**MATERIAL FOR THE TASK:**
## start
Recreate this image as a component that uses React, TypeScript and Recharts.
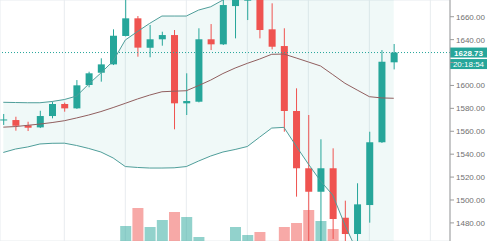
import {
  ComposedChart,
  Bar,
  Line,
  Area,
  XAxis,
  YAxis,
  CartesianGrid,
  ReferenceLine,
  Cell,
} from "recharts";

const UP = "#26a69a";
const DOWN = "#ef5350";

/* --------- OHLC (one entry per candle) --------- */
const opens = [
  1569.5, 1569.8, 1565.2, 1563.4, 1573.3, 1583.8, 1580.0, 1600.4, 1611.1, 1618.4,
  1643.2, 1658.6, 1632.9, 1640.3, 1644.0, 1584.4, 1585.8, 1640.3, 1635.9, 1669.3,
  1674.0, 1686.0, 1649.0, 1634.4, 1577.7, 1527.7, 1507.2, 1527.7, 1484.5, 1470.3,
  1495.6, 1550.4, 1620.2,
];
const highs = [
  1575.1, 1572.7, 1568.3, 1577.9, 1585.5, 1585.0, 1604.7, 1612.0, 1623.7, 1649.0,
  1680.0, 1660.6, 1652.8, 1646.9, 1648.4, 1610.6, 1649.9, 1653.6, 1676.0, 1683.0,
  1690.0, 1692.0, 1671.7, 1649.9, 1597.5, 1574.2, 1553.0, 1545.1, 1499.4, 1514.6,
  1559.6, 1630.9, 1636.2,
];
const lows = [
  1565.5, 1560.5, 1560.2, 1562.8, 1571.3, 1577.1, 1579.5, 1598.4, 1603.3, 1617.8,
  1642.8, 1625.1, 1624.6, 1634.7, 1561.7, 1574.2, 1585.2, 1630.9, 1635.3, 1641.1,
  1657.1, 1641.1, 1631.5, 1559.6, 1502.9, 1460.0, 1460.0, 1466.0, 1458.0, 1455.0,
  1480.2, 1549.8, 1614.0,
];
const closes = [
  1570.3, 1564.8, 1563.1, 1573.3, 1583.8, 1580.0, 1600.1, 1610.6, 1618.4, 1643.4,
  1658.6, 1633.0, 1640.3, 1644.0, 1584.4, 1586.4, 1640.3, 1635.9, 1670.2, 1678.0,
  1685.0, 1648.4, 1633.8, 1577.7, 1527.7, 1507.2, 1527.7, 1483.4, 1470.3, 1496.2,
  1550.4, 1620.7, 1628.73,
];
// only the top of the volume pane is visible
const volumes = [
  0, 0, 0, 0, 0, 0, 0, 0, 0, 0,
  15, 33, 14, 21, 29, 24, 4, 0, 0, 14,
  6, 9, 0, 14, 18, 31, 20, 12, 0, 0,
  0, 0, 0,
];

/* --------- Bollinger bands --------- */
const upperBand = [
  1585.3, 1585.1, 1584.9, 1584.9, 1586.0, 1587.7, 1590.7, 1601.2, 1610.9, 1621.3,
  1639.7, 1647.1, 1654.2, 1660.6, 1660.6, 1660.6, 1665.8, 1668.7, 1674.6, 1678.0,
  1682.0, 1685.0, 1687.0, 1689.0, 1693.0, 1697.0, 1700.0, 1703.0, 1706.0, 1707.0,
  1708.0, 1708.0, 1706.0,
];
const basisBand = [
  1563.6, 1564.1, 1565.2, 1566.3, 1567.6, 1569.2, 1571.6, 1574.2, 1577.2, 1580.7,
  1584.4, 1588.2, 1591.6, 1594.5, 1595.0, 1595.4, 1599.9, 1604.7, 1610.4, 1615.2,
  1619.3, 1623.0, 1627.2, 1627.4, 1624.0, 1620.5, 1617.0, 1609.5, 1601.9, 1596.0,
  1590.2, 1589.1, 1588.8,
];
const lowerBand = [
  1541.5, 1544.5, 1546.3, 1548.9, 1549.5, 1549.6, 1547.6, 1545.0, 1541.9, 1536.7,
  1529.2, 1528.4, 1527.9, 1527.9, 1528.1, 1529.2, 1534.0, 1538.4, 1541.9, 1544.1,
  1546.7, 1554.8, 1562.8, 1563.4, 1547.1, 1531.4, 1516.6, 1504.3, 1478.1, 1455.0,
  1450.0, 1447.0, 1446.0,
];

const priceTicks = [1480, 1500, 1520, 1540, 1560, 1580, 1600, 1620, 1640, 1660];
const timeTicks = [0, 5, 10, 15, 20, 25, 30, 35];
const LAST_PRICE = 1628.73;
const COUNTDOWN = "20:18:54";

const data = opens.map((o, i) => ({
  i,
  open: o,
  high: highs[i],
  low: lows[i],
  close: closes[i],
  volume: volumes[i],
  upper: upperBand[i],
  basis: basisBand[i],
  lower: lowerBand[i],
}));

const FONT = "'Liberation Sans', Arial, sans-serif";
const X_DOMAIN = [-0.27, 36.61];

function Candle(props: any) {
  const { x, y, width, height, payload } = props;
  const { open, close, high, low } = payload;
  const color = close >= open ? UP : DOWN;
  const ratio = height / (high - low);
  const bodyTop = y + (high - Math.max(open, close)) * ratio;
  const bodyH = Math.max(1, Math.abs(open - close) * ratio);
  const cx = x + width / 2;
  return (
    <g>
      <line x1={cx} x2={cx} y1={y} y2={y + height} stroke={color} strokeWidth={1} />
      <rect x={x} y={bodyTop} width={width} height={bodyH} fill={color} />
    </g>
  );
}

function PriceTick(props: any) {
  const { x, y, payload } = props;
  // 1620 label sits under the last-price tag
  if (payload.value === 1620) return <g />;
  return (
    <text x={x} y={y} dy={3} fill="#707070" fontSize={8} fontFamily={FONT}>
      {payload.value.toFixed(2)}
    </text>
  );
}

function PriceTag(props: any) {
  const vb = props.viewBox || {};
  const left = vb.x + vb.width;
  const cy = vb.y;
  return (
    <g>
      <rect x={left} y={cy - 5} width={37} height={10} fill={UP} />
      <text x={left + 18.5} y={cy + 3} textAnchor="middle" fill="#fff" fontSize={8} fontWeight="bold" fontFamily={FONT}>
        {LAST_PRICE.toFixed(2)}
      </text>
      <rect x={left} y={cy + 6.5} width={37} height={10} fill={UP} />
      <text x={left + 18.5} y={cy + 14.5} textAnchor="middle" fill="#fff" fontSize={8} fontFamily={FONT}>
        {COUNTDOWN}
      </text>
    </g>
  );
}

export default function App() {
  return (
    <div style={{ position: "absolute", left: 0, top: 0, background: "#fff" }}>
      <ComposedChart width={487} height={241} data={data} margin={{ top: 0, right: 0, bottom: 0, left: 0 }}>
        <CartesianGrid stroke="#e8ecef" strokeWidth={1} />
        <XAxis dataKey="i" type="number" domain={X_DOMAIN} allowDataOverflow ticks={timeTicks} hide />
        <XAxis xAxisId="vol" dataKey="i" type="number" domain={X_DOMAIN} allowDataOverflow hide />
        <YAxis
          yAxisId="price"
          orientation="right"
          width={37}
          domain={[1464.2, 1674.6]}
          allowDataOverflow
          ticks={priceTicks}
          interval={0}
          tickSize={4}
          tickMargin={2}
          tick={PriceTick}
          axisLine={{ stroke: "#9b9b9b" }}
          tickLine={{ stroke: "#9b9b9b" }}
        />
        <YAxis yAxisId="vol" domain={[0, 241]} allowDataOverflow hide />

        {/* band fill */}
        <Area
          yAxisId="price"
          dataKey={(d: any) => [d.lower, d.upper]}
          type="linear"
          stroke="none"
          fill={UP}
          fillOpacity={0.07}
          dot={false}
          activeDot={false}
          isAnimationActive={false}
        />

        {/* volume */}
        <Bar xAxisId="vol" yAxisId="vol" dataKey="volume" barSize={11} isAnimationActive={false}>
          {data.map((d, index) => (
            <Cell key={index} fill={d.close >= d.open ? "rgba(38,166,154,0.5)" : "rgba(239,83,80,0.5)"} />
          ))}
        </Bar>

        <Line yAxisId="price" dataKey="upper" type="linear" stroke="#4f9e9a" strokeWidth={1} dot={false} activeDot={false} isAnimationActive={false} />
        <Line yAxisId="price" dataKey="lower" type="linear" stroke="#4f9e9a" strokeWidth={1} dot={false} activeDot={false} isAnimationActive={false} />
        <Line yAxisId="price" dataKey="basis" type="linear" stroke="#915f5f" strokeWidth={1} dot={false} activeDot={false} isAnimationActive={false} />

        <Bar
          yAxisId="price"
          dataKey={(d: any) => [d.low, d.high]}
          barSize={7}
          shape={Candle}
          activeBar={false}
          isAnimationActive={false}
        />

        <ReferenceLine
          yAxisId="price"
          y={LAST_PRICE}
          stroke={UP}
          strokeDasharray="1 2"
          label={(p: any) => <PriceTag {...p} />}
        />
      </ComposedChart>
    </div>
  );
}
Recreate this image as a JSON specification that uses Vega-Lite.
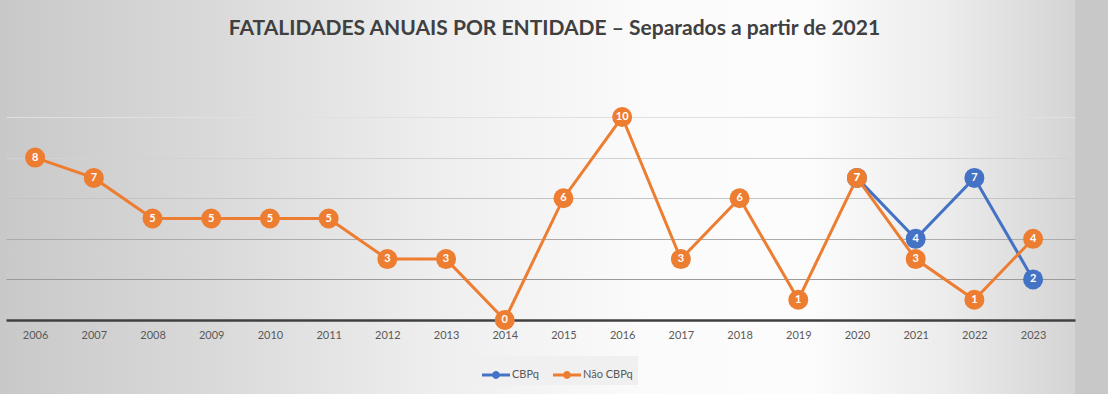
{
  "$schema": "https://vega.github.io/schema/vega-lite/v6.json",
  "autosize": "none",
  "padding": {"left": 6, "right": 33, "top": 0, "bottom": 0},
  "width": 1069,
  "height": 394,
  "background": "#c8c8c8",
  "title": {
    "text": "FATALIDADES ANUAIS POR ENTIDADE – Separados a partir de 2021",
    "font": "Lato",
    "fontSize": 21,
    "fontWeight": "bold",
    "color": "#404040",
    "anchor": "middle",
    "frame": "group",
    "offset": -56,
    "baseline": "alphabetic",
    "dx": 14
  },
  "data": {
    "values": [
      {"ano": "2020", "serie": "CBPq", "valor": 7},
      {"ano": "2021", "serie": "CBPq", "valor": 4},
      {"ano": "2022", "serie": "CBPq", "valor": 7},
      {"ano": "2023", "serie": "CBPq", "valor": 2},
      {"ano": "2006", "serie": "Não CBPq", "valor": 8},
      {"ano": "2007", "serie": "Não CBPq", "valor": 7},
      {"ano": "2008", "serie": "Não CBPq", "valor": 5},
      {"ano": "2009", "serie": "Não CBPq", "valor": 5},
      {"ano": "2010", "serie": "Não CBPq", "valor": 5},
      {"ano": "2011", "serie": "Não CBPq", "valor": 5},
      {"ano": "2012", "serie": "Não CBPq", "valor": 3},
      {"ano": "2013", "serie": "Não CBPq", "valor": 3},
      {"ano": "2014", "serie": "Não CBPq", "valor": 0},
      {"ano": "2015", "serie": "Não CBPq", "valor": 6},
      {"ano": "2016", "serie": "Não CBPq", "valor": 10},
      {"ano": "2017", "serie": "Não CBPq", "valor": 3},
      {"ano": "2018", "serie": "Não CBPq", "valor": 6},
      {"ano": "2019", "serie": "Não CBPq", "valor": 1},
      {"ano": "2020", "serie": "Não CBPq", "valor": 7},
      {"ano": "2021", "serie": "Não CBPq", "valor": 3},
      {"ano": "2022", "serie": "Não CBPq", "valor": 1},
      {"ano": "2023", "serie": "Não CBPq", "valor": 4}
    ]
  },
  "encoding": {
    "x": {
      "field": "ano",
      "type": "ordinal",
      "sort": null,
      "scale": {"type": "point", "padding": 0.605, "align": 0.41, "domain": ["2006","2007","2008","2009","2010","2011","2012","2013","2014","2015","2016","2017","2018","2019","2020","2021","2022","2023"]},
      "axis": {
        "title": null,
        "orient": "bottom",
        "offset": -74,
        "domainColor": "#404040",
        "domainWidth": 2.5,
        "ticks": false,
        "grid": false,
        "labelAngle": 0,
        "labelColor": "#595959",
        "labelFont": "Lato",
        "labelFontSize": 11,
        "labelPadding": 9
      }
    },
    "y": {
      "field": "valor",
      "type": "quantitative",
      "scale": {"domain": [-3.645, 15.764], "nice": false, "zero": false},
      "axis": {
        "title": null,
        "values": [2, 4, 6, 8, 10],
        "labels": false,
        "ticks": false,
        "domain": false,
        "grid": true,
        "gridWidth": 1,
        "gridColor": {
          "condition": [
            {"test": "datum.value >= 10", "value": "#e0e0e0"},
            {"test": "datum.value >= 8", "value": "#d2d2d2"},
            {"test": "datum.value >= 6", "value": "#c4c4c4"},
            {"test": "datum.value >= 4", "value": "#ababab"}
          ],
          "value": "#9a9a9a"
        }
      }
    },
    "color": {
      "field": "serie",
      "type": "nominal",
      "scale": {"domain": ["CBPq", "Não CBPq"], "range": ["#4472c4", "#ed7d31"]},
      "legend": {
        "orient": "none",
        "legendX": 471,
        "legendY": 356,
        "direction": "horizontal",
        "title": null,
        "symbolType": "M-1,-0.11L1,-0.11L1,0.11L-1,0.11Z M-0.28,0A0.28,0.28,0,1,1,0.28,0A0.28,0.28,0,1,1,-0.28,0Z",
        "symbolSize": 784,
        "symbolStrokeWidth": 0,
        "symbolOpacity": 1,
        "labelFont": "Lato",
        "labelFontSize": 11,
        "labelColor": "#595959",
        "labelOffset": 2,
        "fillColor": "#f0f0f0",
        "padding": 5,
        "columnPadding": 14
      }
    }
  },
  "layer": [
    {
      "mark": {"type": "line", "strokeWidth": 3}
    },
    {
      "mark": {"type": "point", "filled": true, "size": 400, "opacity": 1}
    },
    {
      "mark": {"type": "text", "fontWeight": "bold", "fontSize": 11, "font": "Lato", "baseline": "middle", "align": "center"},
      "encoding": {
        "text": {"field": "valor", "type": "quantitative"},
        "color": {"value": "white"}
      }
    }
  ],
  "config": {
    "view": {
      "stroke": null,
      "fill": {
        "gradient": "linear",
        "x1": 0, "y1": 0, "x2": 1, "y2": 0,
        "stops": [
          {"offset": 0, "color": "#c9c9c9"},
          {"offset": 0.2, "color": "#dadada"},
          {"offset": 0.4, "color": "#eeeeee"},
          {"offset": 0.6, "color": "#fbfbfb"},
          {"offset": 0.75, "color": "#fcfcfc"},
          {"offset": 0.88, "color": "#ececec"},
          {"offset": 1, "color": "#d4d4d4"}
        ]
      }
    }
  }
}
## end
**JOB:** Pull every line holding "that" out of the records.

**ANSWER TO THIS PROBLEM:**
Recreate this image as a component that uses React, TypeScript and Recharts.
Recreate this image as a JSON specification that uses Vega-Lite.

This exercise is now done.